What you are asked to do:
Reproduce the material word for word; the images stay out.

- - - - - - -

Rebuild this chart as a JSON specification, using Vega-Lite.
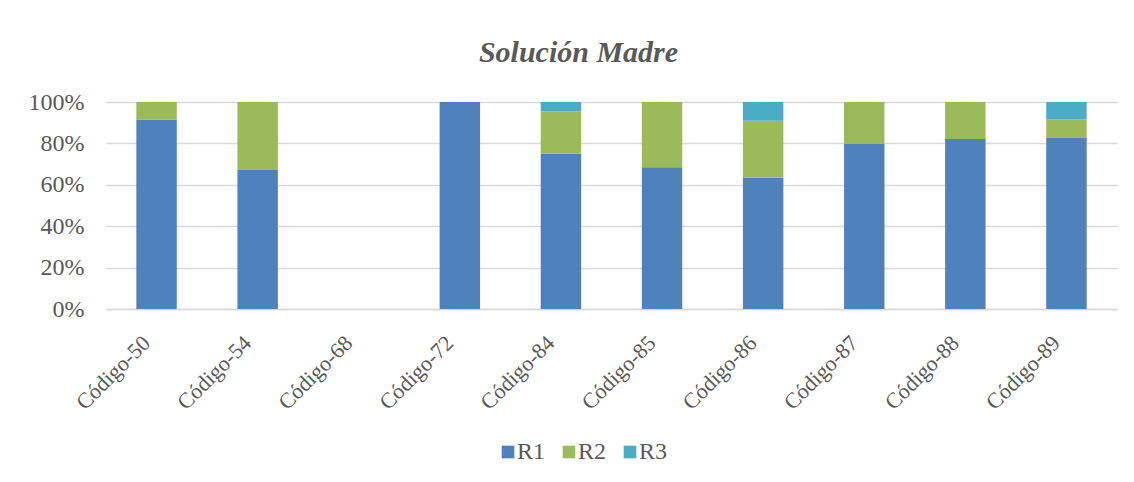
{
  "$schema": "https://vega.github.io/schema/vega-lite/v6.json",
  "width": 1011,
  "height": 207,
  "autosize": {"type": "none"},
  "padding": {"left": 106, "top": 102, "right": 17, "bottom": 173},
  "background": "white",
  "title": {
    "text": "Solución Madre",
    "font": "Liberation Serif",
    "fontSize": 30,
    "fontStyle": "italic",
    "fontWeight": "bold",
    "color": "#595959",
    "anchor": "middle",
    "dx": -33,
    "offset": 22
  },
  "data": {
    "values": [
      {"codigo": "Código-50", "serie": "R1", "valor": 0.916},
      {"codigo": "Código-50", "serie": "R2", "valor": 0.084},
      {"codigo": "Código-54", "serie": "R1", "valor": 0.671},
      {"codigo": "Código-54", "serie": "R2", "valor": 0.329},
      {"codigo": "Código-72", "serie": "R1", "valor": 1.0},
      {"codigo": "Código-84", "serie": "R1", "valor": 0.75},
      {"codigo": "Código-84", "serie": "R2", "valor": 0.204},
      {"codigo": "Código-84", "serie": "R3", "valor": 0.046},
      {"codigo": "Código-85", "serie": "R1", "valor": 0.685},
      {"codigo": "Código-85", "serie": "R2", "valor": 0.315},
      {"codigo": "Código-86", "serie": "R1", "valor": 0.634},
      {"codigo": "Código-86", "serie": "R2", "valor": 0.276},
      {"codigo": "Código-86", "serie": "R3", "valor": 0.09},
      {"codigo": "Código-87", "serie": "R1", "valor": 0.797},
      {"codigo": "Código-87", "serie": "R2", "valor": 0.203},
      {"codigo": "Código-88", "serie": "R1", "valor": 0.821},
      {"codigo": "Código-88", "serie": "R2", "valor": 0.179},
      {"codigo": "Código-89", "serie": "R1", "valor": 0.826},
      {"codigo": "Código-89", "serie": "R2", "valor": 0.089},
      {"codigo": "Código-89", "serie": "R3", "valor": 0.085}
    ]
  },
  "mark": {"type": "bar"},
  "encoding": {
    "x": {
      "field": "codigo",
      "type": "nominal",
      "sort": null,
      "scale": {
        "domain": ["Código-50", "Código-54", "Código-68", "Código-72", "Código-84", "Código-85", "Código-86", "Código-87", "Código-88", "Código-89"],
        "paddingInner": 0.6,
        "paddingOuter": 0.3
      },
      "axis": {
        "title": null,
        "labelAngle": -45,
        "labelAlign": "right",
        "labelBaseline": "middle",
        "labelFont": "Liberation Serif",
        "labelFontSize": 22,
        "labelColor": "#595959",
        "labelPadding": 30,
        "labelOffset": -10,
        "ticks": false,
        "domainColor": "#d9d9d9",
        "domainWidth": 1.5
      }
    },
    "y": {
      "field": "valor",
      "type": "quantitative",
      "stack": "zero",
      "scale": {"domain": [0, 1]},
      "axis": {
        "title": null,
        "values": [0, 0.2, 0.4, 0.6, 0.8, 1],
        "format": ".0%",
        "labelFont": "Liberation Serif",
        "labelFontSize": 24,
        "labelColor": "#595959",
        "labelPadding": 22,
        "ticks": false,
        "domain": false,
        "gridColor": "#d9d9d9",
        "gridWidth": 1.5
      }
    },
    "color": {
      "field": "serie",
      "type": "nominal",
      "scale": {"domain": ["R1", "R2", "R3"], "range": ["#4f81bd", "#9bbb59", "#4bacc6"]},
      "legend": {
        "title": null,
        "orient": "none",
        "direction": "horizontal",
        "legendX": 390,
        "legendY": 338,
        "symbolType": "square",
        "symbolSize": 160,
        "symbolStrokeWidth": 0,
        "labelFont": "Liberation Serif",
        "labelFontSize": 24,
        "labelColor": "#595959",
        "labelOffset": -3,
        "columnPadding": 11
      }
    },
    "order": {"field": "serie", "sort": "ascending"}
  },
  "config": {
    "view": {"stroke": null}
  }
}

- - - - - - -

The output:
Rebuild this chart as a JSON specification, using Vega-Lite.
{
  "$schema": "https://vega.github.io/schema/vega-lite/v6.json",
  "width": 1011,
  "height": 207,
  "autosize": {"type": "none"},
  "padding": {"left": 106, "top": 102, "right": 17, "bottom": 173},
  "background": "white",
  "title": {
    "text": "Solución Madre",
    "font": "Liberation Serif",
    "fontSize": 30,
    "fontStyle": "italic",
    "fontWeight": "bold",
    "color": "#595959",
    "anchor": "middle",
    "dx": -33,
    "offset": 22
  },
  "data": {
    "values": [
      {"codigo": "Código-50", "serie": "R1", "valor": 0.916},
      {"codigo": "Código-50", "serie": "R2", "valor": 0.084},
      {"codigo": "Código-54", "serie": "R1", "valor": 0.671},
      {"codigo": "Código-54", "serie": "R2", "valor": 0.329},
      {"codigo": "Código-72", "serie": "R1", "valor": 1.0},
      {"codigo": "Código-84", "serie": "R1", "valor": 0.75},
      {"codigo": "Código-84", "serie": "R2", "valor": 0.204},
      {"codigo": "Código-84", "serie": "R3", "valor": 0.046},
      {"codigo": "Código-85", "serie": "R1", "valor": 0.685},
      {"codigo": "Código-85", "serie": "R2", "valor": 0.315},
      {"codigo": "Código-86", "serie": "R1", "valor": 0.634},
      {"codigo": "Código-86", "serie": "R2", "valor": 0.276},
      {"codigo": "Código-86", "serie": "R3", "valor": 0.09},
      {"codigo": "Código-87", "serie": "R1", "valor": 0.797},
      {"codigo": "Código-87", "serie": "R2", "valor": 0.203},
      {"codigo": "Código-88", "serie": "R1", "valor": 0.821},
      {"codigo": "Código-88", "serie": "R2", "valor": 0.179},
      {"codigo": "Código-89", "serie": "R1", "valor": 0.826},
      {"codigo": "Código-89", "serie": "R2", "valor": 0.089},
      {"codigo": "Código-89", "serie": "R3", "valor": 0.085}
    ]
  },
  "mark": {"type": "bar"},
  "encoding": {
    "x": {
      "field": "codigo",
      "type": "nominal",
      "sort": null,
      "scale": {
        "domain": ["Código-50", "Código-54", "Código-68", "Código-72", "Código-84", "Código-85", "Código-86", "Código-87", "Código-88", "Código-89"],
        "paddingInner": 0.6,
        "paddingOuter": 0.3
      },
      "axis": {
        "title": null,
        "labelAngle": -45,
        "labelAlign": "right",
        "labelBaseline": "middle",
        "labelFont": "Liberation Serif",
        "labelFontSize": 22,
        "labelColor": "#595959",
        "labelPadding": 30,
        "labelOffset": -10,
        "ticks": false,
        "domainColor": "#d9d9d9",
        "domainWidth": 1.5
      }
    },
    "y": {
      "field": "valor",
      "type": "quantitative",
      "stack": "zero",
      "scale": {"domain": [0, 1]},
      "axis": {
        "title": null,
        "values": [0, 0.2, 0.4, 0.6, 0.8, 1],
        "format": ".0%",
        "labelFont": "Liberation Serif",
        "labelFontSize": 24,
        "labelColor": "#595959",
        "labelPadding": 22,
        "ticks": false,
        "domain": false,
        "gridColor": "#d9d9d9",
        "gridWidth": 1.5
      }
    },
    "color": {
      "field": "serie",
      "type": "nominal",
      "scale": {"domain": ["R1", "R2", "R3"], "range": ["#4f81bd", "#9bbb59", "#4bacc6"]},
      "legend": {
        "title": null,
        "orient": "none",
        "direction": "horizontal",
        "legendX": 390,
        "legendY": 338,
        "symbolType": "square",
        "symbolSize": 160,
        "symbolStrokeWidth": 0,
        "labelFont": "Liberation Serif",
        "labelFontSize": 24,
        "labelColor": "#595959",
        "labelOffset": -3,
        "columnPadding": 11
      }
    },
    "order": {"field": "serie", "sort": "ascending"}
  },
  "config": {
    "view": {"stroke": null}
  }
}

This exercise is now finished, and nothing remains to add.